What’s open, really, is the future of the entire Halifax Shambhala Center – the building, yes, but also the community itself. The Buddhists from away who started Halifax some 35, 40 years ago, at Trungpa Rinpoche’s emphatic suggestion, moving by the hundreds into the quiet and relatively remote Maritime province, and settling in, finding jobs, creating businesses, buying homes, raising families, and practicing and teaching Shambhala Training and Buddhist studies, were sundered a few years ago when Shambhala’s problems became local and then even international news. Many people who’d come to be part of Shambhala no longer felt they were welcome or wanted to be.

Those are the people Invited back, to join, hopefully, those who never left, and those who are newer and still coming to learn to meditate and do Shambhala levels – anybody attracted by Shambhala, Shambhala culture, and Buddhism. At this point, Sakyong Mipham has severed his connections with Shambhala Global Service – the international organization – and therefore with the Halifax Shambhala Center. Which leads back to the question: What now? What should the Halifax Shambhala Center, the community, the building itself, become? What is Shambhala, the community and the building, for, and how should it now be shaped? And can it again become a place where young people, and parents, will gather and bring their children.

 A few months ago, a group of students of Tsoknyi Rinpoche , an esteemed  Buddhist who teaches extensively, in fluent English, in the West, held a retreat at the Halifax Shambhala Centre, in which Rinpoche taught on zoom. Now the centre is again open to many more teachers, more events and ideas – a place to arouse drala in all kinds of ways.

Shari came to this job (again), through the interim advisory council, which spent the summer mapping out ways to tap into the now-diffuse Shambhala community’s feelings about the Shambhala Centre and about one another as a group.
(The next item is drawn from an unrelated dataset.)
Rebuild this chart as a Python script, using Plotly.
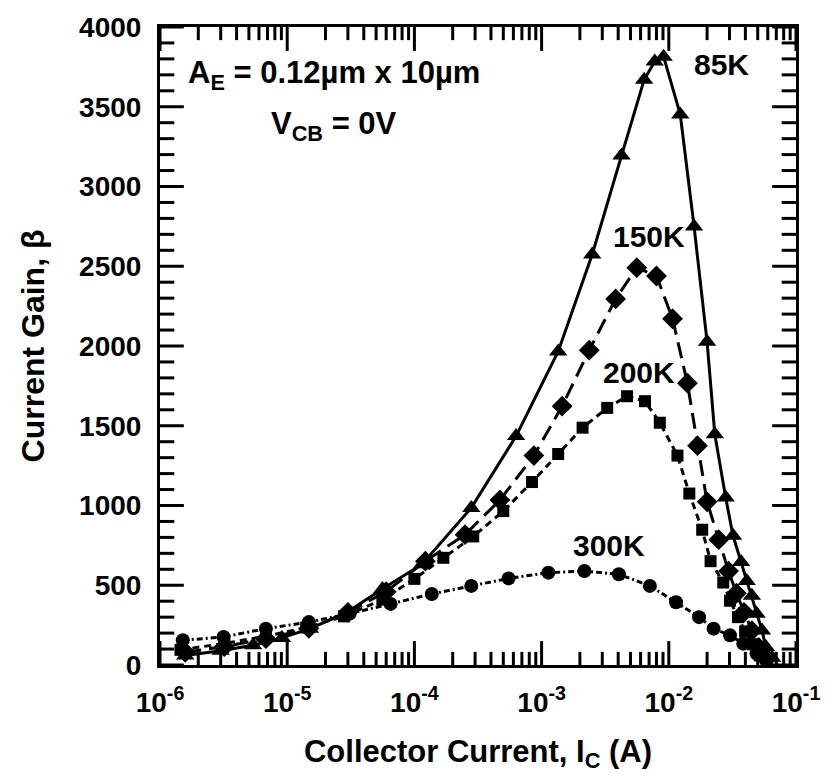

Was there interest in becoming a cohesive – if more diverse – community again? A community meeting to discuss this, the first for years, was quite well-attended and lots of people hung out afterwards to chat – a sign the advisory committee, to its collective relief, concluded was a definite yes.
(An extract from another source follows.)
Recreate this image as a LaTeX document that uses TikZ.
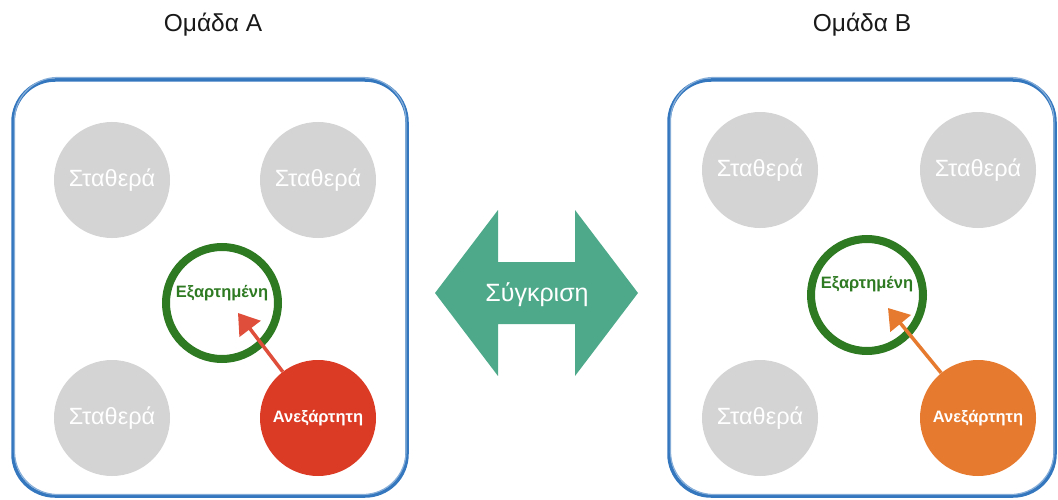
\documentclass[tikz,border=0pt]{standalone}
\usepackage{fontspec}
\setmainfont{Liberation Sans}
\usetikzlibrary{arrows.meta,positioning}
\definecolor{boxblue}{HTML}{3477BE}
\definecolor{fixgray}{HTML}{D4D4D4}
\definecolor{depgreen}{HTML}{2E7A22}
\definecolor{indred}{HTML}{DB3A24}
\definecolor{indorange}{HTML}{E67A2E}
\definecolor{cmpteal}{HTML}{4EA98A}
\tikzset{
  >={Triangle[length=20pt,width=26pt]},
  grp/.style={draw=boxblue, line width=3.5pt, rounded corners=42pt},
  grpsketch/.style={draw=boxblue!60, line width=1.2pt, rounded corners=43pt},
  fixd/.style={circle, fill=fixgray, text=white, minimum size=116pt, inner sep=0pt,
    font=\fontsize{23.5}{26}\selectfont},
  dep/.style={circle, draw=depgreen, line width=8pt, minimum size=112pt, inner sep=0pt},
  deplab/.style={text=depgreen, font=\bfseries\fontsize{16.5}{19}\selectfont},
  ind/.style={circle, minimum size=116pt, inner sep=0pt, text=white,
    font=\bfseries\fontsize{16.5}{19}\selectfont},
  title/.style={font=\fontsize{24.5}{28}\selectfont, text=black!90},
  link/.style={->, line width=3.5pt},
}
\begin{document}
\begin{tikzpicture}[x=1pt, y=-1pt]
  \useasboundingbox (0,0) rectangle (1058,500);
  % group frames
  \draw[grp] (13,80) rectangle (407,496);
  \draw[grpsketch] (14.5,77.5) rectangle (406,494.5);
  \draw[grp] (669,80) rectangle (1055,496);
  \draw[grpsketch] (670.5,77.5) rectangle (1054,494.5);
  \node[title] (ttlA) at (213,25) {Ομάδα A};
  \node[title] (ttlB) at (862,25) {Ομάδα B};
  % constant variables
  \foreach \n/\x/\y in {a1/112/180, a2/318/180, a3/112/418, b1/760/170, b2/978/170, b3/760/418} {
    \node[fixd] (\n) at (\x,\y) {Σταθερά};
  }
  % dependent / independent
  \node[dep, label={[deplab, yshift=10pt]center:Εξαρτημένη}] (depA) at (222,303) {};
  \node[ind, fill=indred] (indA) at (318,418) {Ανεξάρτητη};
  \coordinate (tipA) at (238,313);
  \draw[link, indred!90!white] (indA) -- (tipA);
  \node[dep, label={[deplab, yshift=11pt]center:Εξαρτημένη}] (depB) at (867,295) {};
  \node[ind, fill=indorange] (indB) at (978,418) {Ανεξάρτητη};
  \coordinate (tipB) at (888,308);
  \draw[link, indorange] (indB) -- (tipB);
  % comparison arrow
  \fill[cmpteal] (435,293) -- (498,210) -- (498,262) -- (575,262) -- (575,210) -- (638,293)
    -- (575,376) -- (575,324) -- (498,324) -- (498,376) -- cycle;
  \node[text=white, font=\fontsize{25}{28}\selectfont] (cmp) at (537,295) {Σύγκριση};
\end{tikzpicture}
\end{document}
 Rebuilding and revitalizing the Shambhala Center will require staff and volunteers, said Shari. First, new permanent leadership, director or otherwise, must be hired – that search is ongoing. Second, the centre can’t run without volunteers. There are only three other staff members, all part-time: Aimee Silver, for finance and administration, Liza Mathews, practice director, and Sam Howard, building caretaker. To hold celebrations, gatherings, feasts, classes, and regular events, volunteers are needed. Which means a quorum of people who care enough, are passionate about the Shambhala vision, however they may express it, to step up.
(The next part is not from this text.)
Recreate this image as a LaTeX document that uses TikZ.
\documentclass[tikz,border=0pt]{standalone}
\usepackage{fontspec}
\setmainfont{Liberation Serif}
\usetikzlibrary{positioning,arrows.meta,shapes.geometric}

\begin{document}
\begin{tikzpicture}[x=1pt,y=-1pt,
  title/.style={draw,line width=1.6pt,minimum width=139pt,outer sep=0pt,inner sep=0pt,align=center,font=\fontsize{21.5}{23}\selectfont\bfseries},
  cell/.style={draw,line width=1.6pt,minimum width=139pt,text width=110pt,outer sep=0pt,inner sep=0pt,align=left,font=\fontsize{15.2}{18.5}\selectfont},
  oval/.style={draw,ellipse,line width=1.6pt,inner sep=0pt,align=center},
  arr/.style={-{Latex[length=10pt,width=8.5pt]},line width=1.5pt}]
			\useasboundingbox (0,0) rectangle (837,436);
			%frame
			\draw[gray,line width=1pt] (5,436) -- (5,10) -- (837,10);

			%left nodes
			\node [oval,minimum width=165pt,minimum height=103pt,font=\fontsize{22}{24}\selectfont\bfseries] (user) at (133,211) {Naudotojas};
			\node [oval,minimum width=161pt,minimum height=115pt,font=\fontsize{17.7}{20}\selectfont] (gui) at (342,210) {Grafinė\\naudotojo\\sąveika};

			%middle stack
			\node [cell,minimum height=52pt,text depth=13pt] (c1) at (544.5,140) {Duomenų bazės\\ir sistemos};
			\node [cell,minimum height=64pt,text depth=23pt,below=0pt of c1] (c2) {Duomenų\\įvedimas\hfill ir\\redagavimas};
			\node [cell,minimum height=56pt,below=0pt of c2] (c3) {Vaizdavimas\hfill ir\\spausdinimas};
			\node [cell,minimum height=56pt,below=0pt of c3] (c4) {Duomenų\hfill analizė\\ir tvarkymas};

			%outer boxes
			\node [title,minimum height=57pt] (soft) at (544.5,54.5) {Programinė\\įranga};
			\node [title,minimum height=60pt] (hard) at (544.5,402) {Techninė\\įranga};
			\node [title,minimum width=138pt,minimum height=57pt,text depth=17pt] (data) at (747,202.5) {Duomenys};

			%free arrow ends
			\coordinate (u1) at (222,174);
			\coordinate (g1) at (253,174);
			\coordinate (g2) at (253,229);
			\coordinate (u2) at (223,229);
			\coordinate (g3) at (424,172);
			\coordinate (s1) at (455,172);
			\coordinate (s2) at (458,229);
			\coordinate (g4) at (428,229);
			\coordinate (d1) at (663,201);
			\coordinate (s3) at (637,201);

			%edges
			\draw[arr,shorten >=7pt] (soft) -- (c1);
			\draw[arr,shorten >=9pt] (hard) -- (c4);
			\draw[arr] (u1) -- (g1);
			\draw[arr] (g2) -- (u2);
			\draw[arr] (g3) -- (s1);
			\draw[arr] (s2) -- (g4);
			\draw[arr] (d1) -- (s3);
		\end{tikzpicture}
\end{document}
Meanwhile, various Shambhala branches have moved back into the building, which will help with cost sharing and make good use of now-empty rooms (revenue was down 10 percent this past year). These include Kalapa Publications and Shambhala Global Services.

In the coming months the hope is modest: to lay a foundation for the centre, to aim it towards finding its way to being a vibrant, uplifting place for meditation and Shambhala culture.

 “It’s up to us all,” she said. “I want to change unwelcome to hospitable – young and old, mahasangha and public.”